Vera sempat tidak paham dengan pertanyaan itu. Hakim sampai harus mengambil alih dan bertanya ulang kepada Vera. Vera pun mengelak pernyataannya itu terkait tambahan kontribusi. Dia pun menceritakan kejadiannya ketika diperiksa penyidik.
"Begini, pada saat diperiksa itu saya ditunjukkan satu bundel gambar dan tulisan. Saya ditanya pernah lihat tidak. Saya belum pernah lihat. Jadi itu terkait gambar itu, Pak. Kaitannya lebih ke arah dokumen yang diberikan ke saya tapi saya enggak pernah lihat," ujar Vera.
Sanusi tampak tidak puas dengan jawaban itu. Namun, dia tidak bertanya lebih lanjut. Dia juga melontarkan pertanyaan kepada Tuti. Sanusi bertanya apakah Tuti pernah memberi kesempatan kepada pengembang untuk memberi masukan soal raperda.
"Maksud saya apakah pengembang diberi kesempatan untuk memberi masukan?" ujar Sanusi.
Tuti pun menegaskan dia tidak pernah menerima masukan dari pengembang.
"Saya memegang teguh kepada tim ahli saya, Pak. Saya dibantu ahli tata ruang, ahli lingkungan, ahli reklamasi. Tenaga ahli itu yang saya pakai," ujar Tuti.
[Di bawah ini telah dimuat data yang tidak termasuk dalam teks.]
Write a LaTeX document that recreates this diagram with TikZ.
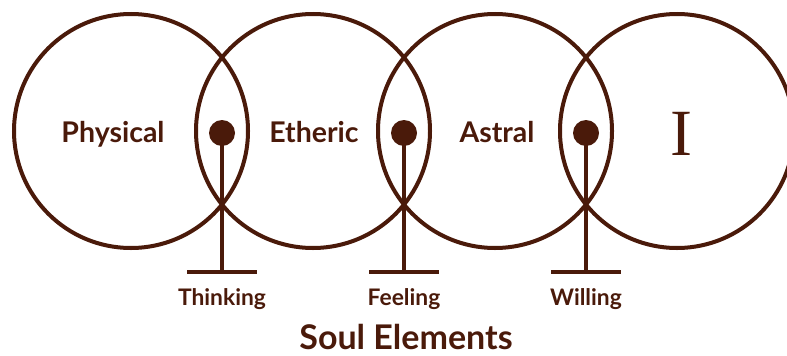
\documentclass[tikz,border=0pt]{standalone}
\usepackage{fontspec}
\setmainfont{Lato}
\newfontfamily\serifI{Liberation Serif}
\definecolor{brn}{HTML}{4A1A0A}
\begin{document}
\begin{tikzpicture}[x=1pt,y=-1pt]
\tikzset{
  ring/.style={circle, draw=brn, line width=4pt, minimum size=234pt, inner sep=0pt},
  knob/.style={circle, fill=brn, minimum size=26pt, inner sep=0pt},
  stem/.style={draw=brn, line width=4pt},
  big/.style={anchor=base, text=brn, font=\bfseries\fontsize{28.5}{32}\selectfont},
  small/.style={anchor=base, text=brn, font=\bfseries\fontsize{22.8}{26}\selectfont},
  title/.style={anchor=base, text=brn, text depth=0pt, inner sep=0pt, font=\bfseries\fontsize{34}{38}\selectfont}
}
\useasboundingbox (0,0) rectangle (787,356);
\node[ring] (c1) at (131,131) {};
\node[ring] (c2) at (313,131) {};
\node[ring] (c3) at (495,131) {};
\node[ring] (c4) at (677,131) {};
\foreach \i/\x in {1/222,2/404,3/586}{
  \node[knob] (d\i) at (\x,133) {};
  \coordinate (b\i) at (\x,272);
  \coordinate (bl\i) at (\x-35,272);
  \coordinate (br\i) at (\x+35,272);
  \draw[stem] (d\i.center) -- (b\i);
  \draw[stem] (bl\i) -- (br\i);
}
\node[big] (physical) at (113,142) {Physical};
\node[big] (etheric) at (314,142) {Etheric};
\node[big] (astral) at (497,142) {Astral};
\node[anchor=base, text=brn, font=\serifI\fontsize{66}{70}\selectfont] (ego) at (681,155) {I};
\node[small] (thinking) at (222,305) {Thinking};
\node[small] (feeling) at (404,305) {Feeling};
\node[small] (willing) at (586,305) {Willing};
\node[title] (soul) at (406,349) {Soul Elements};
\end{tikzpicture}
\end{document}
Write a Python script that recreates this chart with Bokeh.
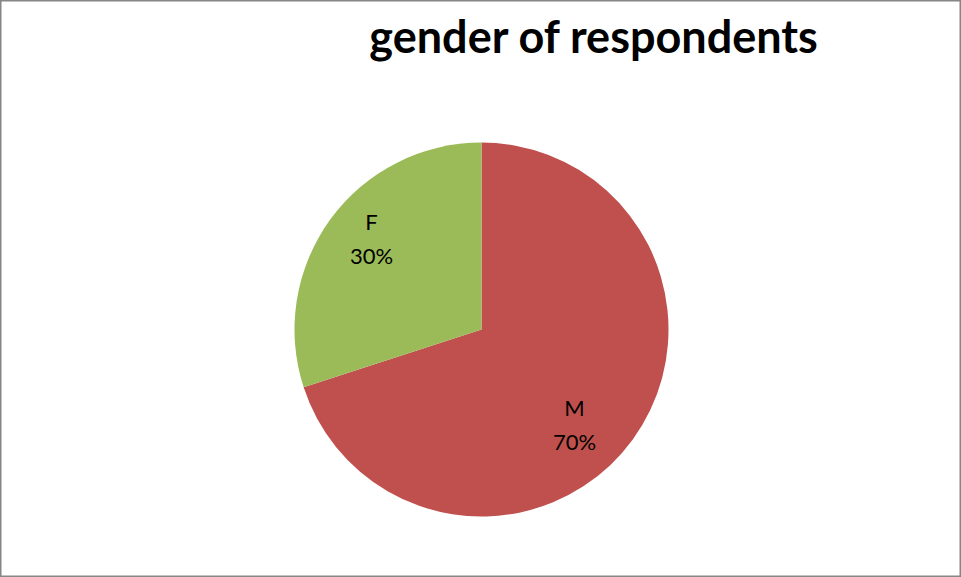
import math
from bokeh.plotting import figure
from bokeh.models import ColumnDataSource, Range1d
from bokeh.core.properties import value
from bokeh.embed import file_html
from bokeh.resources import INLINE

# Data
categories = ["M", "F"]
percents = [70, 30]
colors = ["#C0504D", "#9BBB59"]
title_text = "gender of respondents"

W, H = 961, 577
p = figure(width=W, height=H, x_range=Range1d(0, W), y_range=Range1d(0, H),
           output_backend="svg", toolbar_location=None, min_border=0)
p.axis.visible = False
p.grid.visible = False
p.outline_line_color = "#868686"
p.outline_line_width = 2
p.background_fill_color = "white"
p.border_fill_color = "white"

cx, cy, r = 481, H - 329, 187

# angles: start at 12 o'clock, clockwise
total = sum(percents)
starts, ends = [], []
a = math.pi / 2
for v in percents:
    starts.append(a)
    a -= 2 * math.pi * v / total
    ends.append(a)

src = ColumnDataSource(dict(cat=categories, pct=percents, color=colors,
                            start=starts, end=ends))
p.wedge(x=cx, y=cy, radius=r, start_angle="start", end_angle="end",
        direction="clock", fill_color="color", line_color=None, source=src)

# label placement (layout)
lab_x = [574, 371]
lab_y = [H - 424, H - 238]
pct_labels = [f"{v}%" for v in percents]
p.text(x=lab_x, y=[y + 17 for y in lab_y], text=categories, text_font=value("Lato"),
       text_font_size="22px", text_align="center", text_baseline="middle",
       text_color="black")
p.text(x=lab_x, y=[y - 17 for y in lab_y], text=pct_labels, text_font=value("Lato"),
       text_font_size="22px", text_align="center", text_baseline="middle",
       text_color="black")

p.text(x=[594], y=[H - 35], text=[title_text], text_font=value("Lato"),
       text_font_style="bold", text_font_size="45px", text_align="center",
       text_baseline="middle", text_color="black")

open("out.html", "w").write(file_html(p, INLINE))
Sebelumnya, Sanusi didakwa menerima suap sebesar Rp 2 miliar secara bertahap dari Presiden Direktur PT Agung Podomoro Land, Ariesman Widjaja. Suap tersebut terkait pembahasan peraturan daerah tentang reklamasi di Pantai Utara Jakarta. Selain itu, Sanusi juga didakwa melakukan tindak pidana pencucian uang sebesar Rp 45 miliar atau tepatnya Rp 45.287.833.773,00.